**THE EXERCISE**
Type out the data exactly as given. Skip any image.
-- Begin DATA TO PROCESS --
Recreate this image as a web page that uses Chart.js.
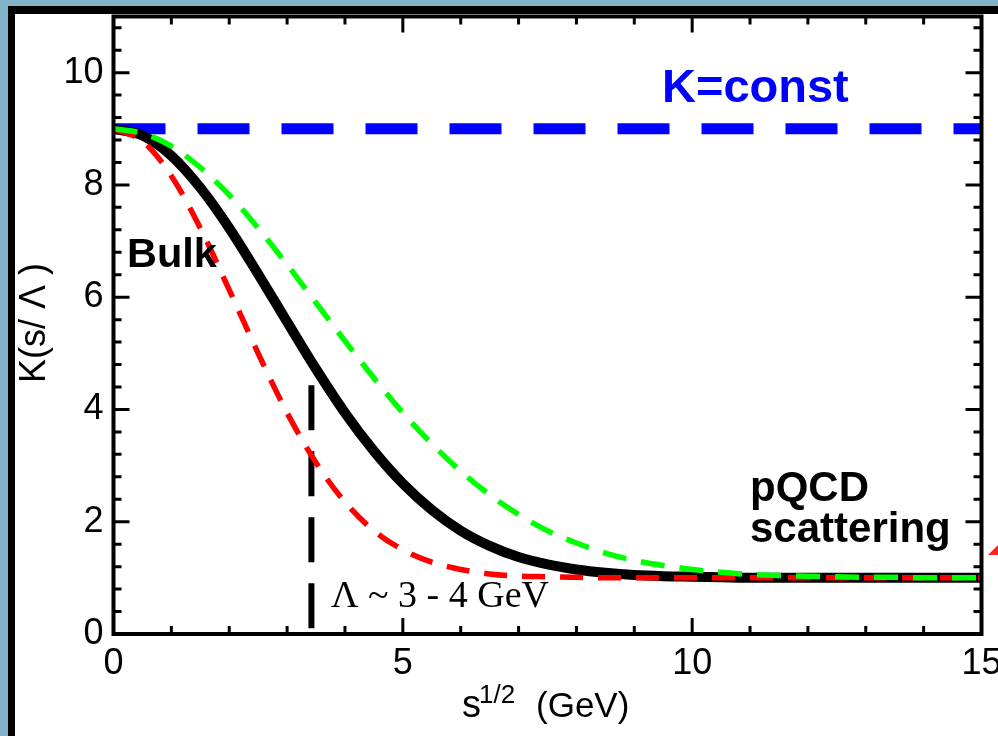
<!DOCTYPE html>
<html>
<head>
<meta charset="utf-8">
<script src="https://cdn.jsdelivr.net/npm/chart.js@4.4.1/dist/chart.umd.min.js"></script>
<style>
  html, body { margin: 0; padding: 0; width: 998px; height: 736px; overflow: hidden; background: #82b3cb; }
  #panel { position: absolute; left: 8px; top: 6px; width: 2000px; height: 2000px; background: #fff;
           border-left: 7px solid #000; border-top: 8px solid #000; }
  #c { position: absolute; left: 0; top: -24px; }
</style>
</head>
<body>
<div id="panel"></div>
<canvas id="c" width="1040" height="790"></canvas>
<script>
// ---- data ----
const sGrid = [0,0.5,1,1.5,2,2.5,3,3.5,4,4.5,5,5.5,6,6.5,7,7.5,8,8.5,9,9.5,10,10.5,11,11.5,12,12.5,13,13.5,14,14.5,15];
const kBlack = [9.00,8.88,8.52,7.95,7.23,6.41,5.56,4.72,3.94,3.26,2.68,2.21,1.84,1.57,1.37,1.24,1.15,1.09,1.05,1.03,1.02,1.01,1.00,1.00,1.00,1.00,1.00,1.00,1.00,1.00,1.00];
const kRed   = [9.00,8.78,8.16,7.23,6.13,5.00,3.94,3.05,2.35,1.84,1.50,1.28,1.15,1.07,1.03,1.02,1.01,1.00,1.00,1.00,1.00,1.00,1.00,1.00,1.00,1.00,1.00,1.00,1.00,1.00,1.00];
const kGreen = [9.00,8.92,8.69,8.31,7.82,7.23,6.58,5.90,5.22,4.56,3.94,3.39,2.90,2.48,2.13,1.84,1.62,1.44,1.31,1.22,1.15,1.10,1.06,1.04,1.03,1.02,1.01,1.01,1.00,1.00,1.00];
const constX = [0, 15];
const constK = [9, 9];
const lambdaX = [3.42, 3.42];
const lambdaK = [4.43, 0];
const xTicks = [0, 5, 10, 15];
const yTicks = [0, 2, 4, 6, 8, 10];
const xRange = [0, 15];
const yRange = [0, 11];

const OFFY = 24; // canvas is shifted up by this amount
const pts = (xs, ys) => xs.map((x, i) => ({x: x, y: ys[i]}));

const decor = {
  id: 'decor',
  afterDatasetsDraw(chart) {
    const ctx = chart.ctx;
    const xs = chart.scales.x, ys = chart.scales.y;
    const a = chart.chartArea;
    ctx.save();
    // frame
    ctx.strokeStyle = '#000';
    ctx.lineWidth = 4;
    ctx.lineCap = 'butt';
    ctx.strokeRect(a.left, a.top, a.right - a.left, a.bottom - a.top);
    // inward ticks
    ctx.lineWidth = 3;
    ctx.beginPath();
    for (let v = 0; v <= 15; v += 1) {
      const px = xs.getPixelForValue(v);
      const len = (v % 5 === 0) ? 16 : 8;
      ctx.moveTo(px, a.bottom); ctx.lineTo(px, a.bottom - len);
      ctx.moveTo(px, a.top); ctx.lineTo(px, a.top + len);
    }
    for (let i = 0; i <= 27; i++) {
      const v = i * 0.4;
      const py = ys.getPixelForValue(v);
      const len = (i % 5 === 0) ? 16 : 8;
      ctx.moveTo(a.left, py); ctx.lineTo(a.left + len, py);
      ctx.moveTo(a.right, py); ctx.lineTo(a.right - len, py);
    }
    ctx.stroke();

    // annotations (page coords -> canvas coords)
    const T = (txt, x, y, font, color, align) => {
      ctx.font = font; ctx.fillStyle = color; ctx.textAlign = align || 'left'; ctx.textBaseline = 'alphabetic';
      ctx.fillText(txt, x, y + OFFY);
    };
    T('K=const', 662, 102, 'bold 47px "Liberation Sans", Arial, sans-serif', '#0000ff');
    T('Bulk', 127, 267, 'bold 41.5px "Liberation Sans", Arial, sans-serif', '#000');
    T('pQCD', 750, 501, 'bold 42px "Liberation Sans", Arial, sans-serif', '#000');
    T('scattering', 750, 542, 'bold 42px "Liberation Sans", Arial, sans-serif', '#000');
    T('\u039B ~ 3 - 4 GeV', 331, 607, '38px "Liberation Serif", "Times New Roman", serif', '#000');
    // x axis title with superscript
    T('s', 462, 717, '38px "Liberation Sans", Arial, sans-serif', '#000');
    T('1/2', 479, 703, '26px "Liberation Sans", Arial, sans-serif', '#000');
    T('(GeV)', 536, 717, '35px "Liberation Sans", Arial, sans-serif', '#000');
    // y axis title, rotated
    ctx.save();
    ctx.translate(45, 323 + OFFY);
    ctx.rotate(-Math.PI / 2);
    ctx.font = '36px "Liberation Sans", Arial, sans-serif';
    ctx.fillStyle = '#000'; ctx.textAlign = 'center'; ctx.textBaseline = 'alphabetic';
    ctx.fillText('K(s/ \u039B )', 0, 0);
    ctx.restore();
    // small red arrow tip at right edge
    ctx.fillStyle = '#ff2020';
    ctx.beginPath();
    ctx.moveTo(988, 555 + OFFY); ctx.lineTo(999, 555 + OFFY); ctx.lineTo(999, 544 + OFFY);
    ctx.closePath(); ctx.fill();
    ctx.restore();
  }
};

const tickFont = { family: '"Liberation Sans", Arial, sans-serif', size: 36 };

new Chart(document.getElementById('c'), {
  type: 'line',
  data: {
    datasets: [
      { data: pts(sGrid, kGreen), borderColor: '#00ff00', borderWidth: 5.5, borderDash: [24, 15],
        pointRadius: 0, cubicInterpolationMode: 'monotone', fill: false, order: 0 },
      { data: pts(sGrid, kRed), borderColor: '#ff0000', borderWidth: 5.5, borderDash: [23, 15],
        pointRadius: 0, cubicInterpolationMode: 'monotone', fill: false, order: 1 },
      { data: pts(lambdaX, lambdaK), borderColor: '#000', borderWidth: 6, borderDash: [45, 21],
        pointRadius: 0, tension: 0, fill: false, order: 2 },
      { data: pts(sGrid, kBlack), borderColor: '#000', borderWidth: 10,
        pointRadius: 0, cubicInterpolationMode: 'monotone', fill: false, order: 3 },
      { data: pts(constX, constK), borderColor: '#0000ff', borderWidth: 11, borderDash: [52, 32],
        pointRadius: 0, tension: 0, fill: false, order: 4 }
    ]
  },
  options: {
    responsive: false,
    animation: false,
    devicePixelRatio: 1,
    layout: { padding: { left: 0, top: 40.5, right: 58.5, bottom: 0 } },
    plugins: { legend: { display: false }, tooltip: { enabled: false } },
    scales: {
      x: {
        type: 'linear', min: xRange[0], max: xRange[1],
        grid: { display: false, drawTicks: false }, border: { display: false },
        afterBuildTicks: (s) => { s.ticks = xTicks.map(v => ({ value: v })); },
        afterFit: (s) => { s.height = 132; },
        ticks: { color: '#000', font: tickFont, padding: 8, maxRotation: 0, autoSkip: false }
      },
      y: {
        type: 'linear', min: yRange[0], max: yRange[1],
        grid: { display: false, drawTicks: false }, border: { display: false },
        afterBuildTicks: (s) => { s.ticks = yTicks.map(v => ({ value: v })); },
        afterFit: (s) => { s.width = 113.5; },
        ticks: { color: '#000', font: tickFont, padding: 10, autoSkip: false }
      }
    }
  },
  plugins: [decor]
});
</script>
</body>
</html>
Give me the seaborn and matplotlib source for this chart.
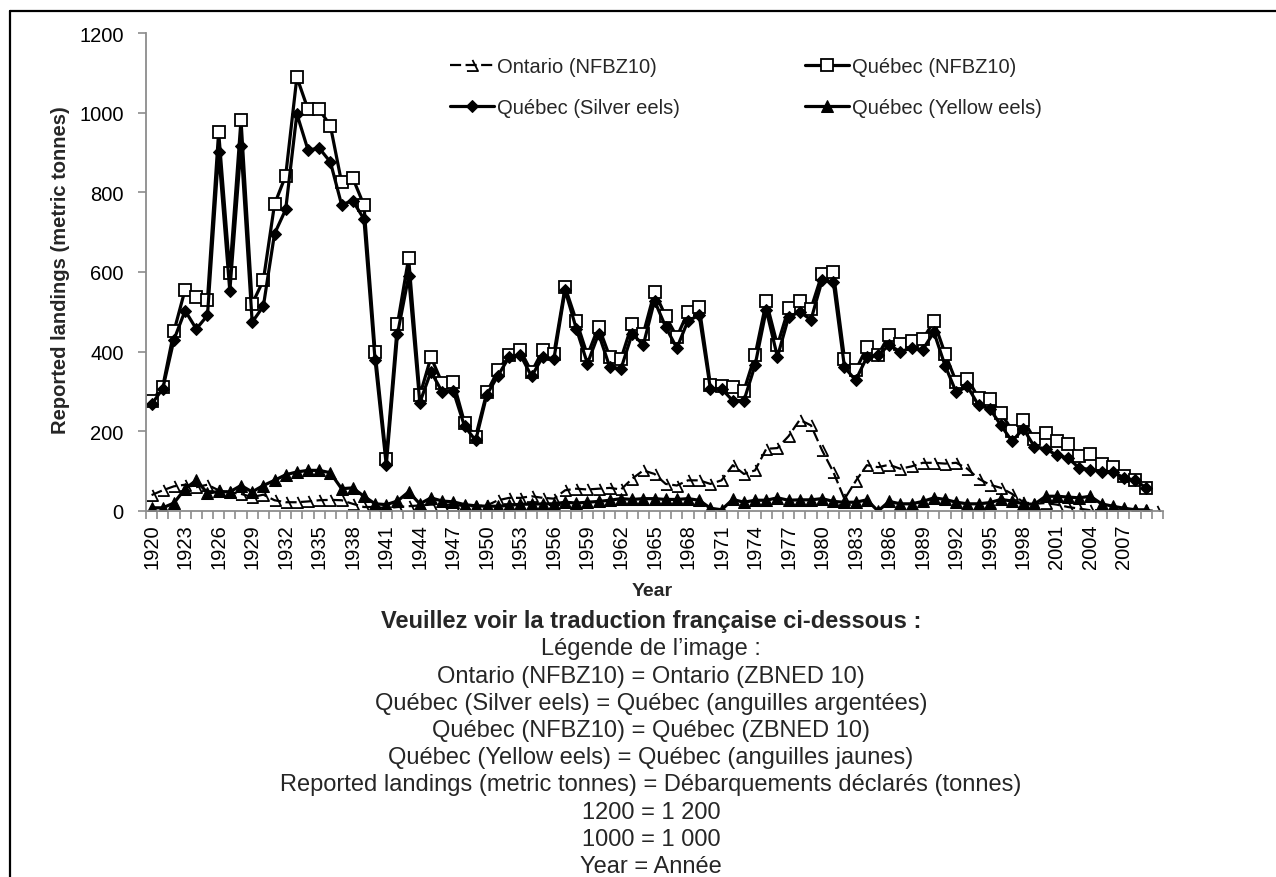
-- End DATA TO PROCESS --
**RESPONSE TO THE EXERCISE**
Recreate this image as a web page that uses Chart.js.
<!DOCTYPE html>
<html>
<head>
<meta charset="utf-8">
<script src="https://cdn.jsdelivr.net/npm/chart.js@4.4.1/dist/chart.umd.min.js"></script>
<style>
  html, body { margin: 0; padding: 0; width: 998px; height: 736px; overflow: hidden; background: #82b3cb; }
  #panel { position: absolute; left: 8px; top: 6px; width: 2000px; height: 2000px; background: #fff;
           border-left: 7px solid #000; border-top: 8px solid #000; }
  #c { position: absolute; left: 0; top: -24px; }
</style>
</head>
<body>
<div id="panel"></div>
<canvas id="c" width="1040" height="790"></canvas>
<script>
// ---- data ----
const sGrid = [0,0.5,1,1.5,2,2.5,3,3.5,4,4.5,5,5.5,6,6.5,7,7.5,8,8.5,9,9.5,10,10.5,11,11.5,12,12.5,13,13.5,14,14.5,15];
const kBlack = [9.00,8.88,8.52,7.95,7.23,6.41,5.56,4.72,3.94,3.26,2.68,2.21,1.84,1.57,1.37,1.24,1.15,1.09,1.05,1.03,1.02,1.01,1.00,1.00,1.00,1.00,1.00,1.00,1.00,1.00,1.00];
const kRed   = [9.00,8.78,8.16,7.23,6.13,5.00,3.94,3.05,2.35,1.84,1.50,1.28,1.15,1.07,1.03,1.02,1.01,1.00,1.00,1.00,1.00,1.00,1.00,1.00,1.00,1.00,1.00,1.00,1.00,1.00,1.00];
const kGreen = [9.00,8.92,8.69,8.31,7.82,7.23,6.58,5.90,5.22,4.56,3.94,3.39,2.90,2.48,2.13,1.84,1.62,1.44,1.31,1.22,1.15,1.10,1.06,1.04,1.03,1.02,1.01,1.01,1.00,1.00,1.00];
const constX = [0, 15];
const constK = [9, 9];
const lambdaX = [3.42, 3.42];
const lambdaK = [4.43, 0];
const xTicks = [0, 5, 10, 15];
const yTicks = [0, 2, 4, 6, 8, 10];
const xRange = [0, 15];
const yRange = [0, 11];

const OFFY = 24; // canvas is shifted up by this amount
const pts = (xs, ys) => xs.map((x, i) => ({x: x, y: ys[i]}));

const decor = {
  id: 'decor',
  afterDatasetsDraw(chart) {
    const ctx = chart.ctx;
    const xs = chart.scales.x, ys = chart.scales.y;
    const a = chart.chartArea;
    ctx.save();
    // frame
    ctx.strokeStyle = '#000';
    ctx.lineWidth = 4;
    ctx.lineCap = 'butt';
    ctx.strokeRect(a.left, a.top, a.right - a.left, a.bottom - a.top);
    // inward ticks
    ctx.lineWidth = 3;
    ctx.beginPath();
    for (let v = 0; v <= 15; v += 1) {
      const px = xs.getPixelForValue(v);
      const len = (v % 5 === 0) ? 16 : 8;
      ctx.moveTo(px, a.bottom); ctx.lineTo(px, a.bottom - len);
      ctx.moveTo(px, a.top); ctx.lineTo(px, a.top + len);
    }
    for (let i = 0; i <= 27; i++) {
      const v = i * 0.4;
      const py = ys.getPixelForValue(v);
      const len = (i % 5 === 0) ? 16 : 8;
      ctx.moveTo(a.left, py); ctx.lineTo(a.left + len, py);
      ctx.moveTo(a.right, py); ctx.lineTo(a.right - len, py);
    }
    ctx.stroke();

    // annotations (page coords -> canvas coords)
    const T = (txt, x, y, font, color, align) => {
      ctx.font = font; ctx.fillStyle = color; ctx.textAlign = align || 'left'; ctx.textBaseline = 'alphabetic';
      ctx.fillText(txt, x, y + OFFY);
    };
    T('K=const', 662, 102, 'bold 47px "Liberation Sans", Arial, sans-serif', '#0000ff');
    T('Bulk', 127, 267, 'bold 41.5px "Liberation Sans", Arial, sans-serif', '#000');
    T('pQCD', 750, 501, 'bold 42px "Liberation Sans", Arial, sans-serif', '#000');
    T('scattering', 750, 542, 'bold 42px "Liberation Sans", Arial, sans-serif', '#000');
    T('\u039B ~ 3 - 4 GeV', 331, 607, '38px "Liberation Serif", "Times New Roman", serif', '#000');
    // x axis title with superscript
    T('s', 462, 717, '38px "Liberation Sans", Arial, sans-serif', '#000');
    T('1/2', 479, 703, '26px "Liberation Sans", Arial, sans-serif', '#000');
    T('(GeV)', 536, 717, '35px "Liberation Sans", Arial, sans-serif', '#000');
    // y axis title, rotated
    ctx.save();
    ctx.translate(45, 323 + OFFY);
    ctx.rotate(-Math.PI / 2);
    ctx.font = '36px "Liberation Sans", Arial, sans-serif';
    ctx.fillStyle = '#000'; ctx.textAlign = 'center'; ctx.textBaseline = 'alphabetic';
    ctx.fillText('K(s/ \u039B )', 0, 0);
    ctx.restore();
    // small red arrow tip at right edge
    ctx.fillStyle = '#ff2020';
    ctx.beginPath();
    ctx.moveTo(988, 555 + OFFY); ctx.lineTo(999, 555 + OFFY); ctx.lineTo(999, 544 + OFFY);
    ctx.closePath(); ctx.fill();
    ctx.restore();
  }
};

const tickFont = { family: '"Liberation Sans", Arial, sans-serif', size: 36 };

new Chart(document.getElementById('c'), {
  type: 'line',
  data: {
    datasets: [
      { data: pts(sGrid, kGreen), borderColor: '#00ff00', borderWidth: 5.5, borderDash: [24, 15],
        pointRadius: 0, cubicInterpolationMode: 'monotone', fill: false, order: 0 },
      { data: pts(sGrid, kRed), borderColor: '#ff0000', borderWidth: 5.5, borderDash: [23, 15],
        pointRadius: 0, cubicInterpolationMode: 'monotone', fill: false, order: 1 },
      { data: pts(lambdaX, lambdaK), borderColor: '#000', borderWidth: 6, borderDash: [45, 21],
        pointRadius: 0, tension: 0, fill: false, order: 2 },
      { data: pts(sGrid, kBlack), borderColor: '#000', borderWidth: 10,
        pointRadius: 0, cubicInterpolationMode: 'monotone', fill: false, order: 3 },
      { data: pts(constX, constK), borderColor: '#0000ff', borderWidth: 11, borderDash: [52, 32],
        pointRadius: 0, tension: 0, fill: false, order: 4 }
    ]
  },
  options: {
    responsive: false,
    animation: false,
    devicePixelRatio: 1,
    layout: { padding: { left: 0, top: 40.5, right: 58.5, bottom: 0 } },
    plugins: { legend: { display: false }, tooltip: { enabled: false } },
    scales: {
      x: {
        type: 'linear', min: xRange[0], max: xRange[1],
        grid: { display: false, drawTicks: false }, border: { display: false },
        afterBuildTicks: (s) => { s.ticks = xTicks.map(v => ({ value: v })); },
        afterFit: (s) => { s.height = 132; },
        ticks: { color: '#000', font: tickFont, padding: 8, maxRotation: 0, autoSkip: false }
      },
      y: {
        type: 'linear', min: yRange[0], max: yRange[1],
        grid: { display: false, drawTicks: false }, border: { display: false },
        afterBuildTicks: (s) => { s.ticks = yTicks.map(v => ({ value: v })); },
        afterFit: (s) => { s.width = 113.5; },
        ticks: { color: '#000', font: tickFont, padding: 10, autoSkip: false }
      }
    }
  },
  plugins: [decor]
});
</script>
</body>
</html>
Give me the seaborn and matplotlib source for this chart.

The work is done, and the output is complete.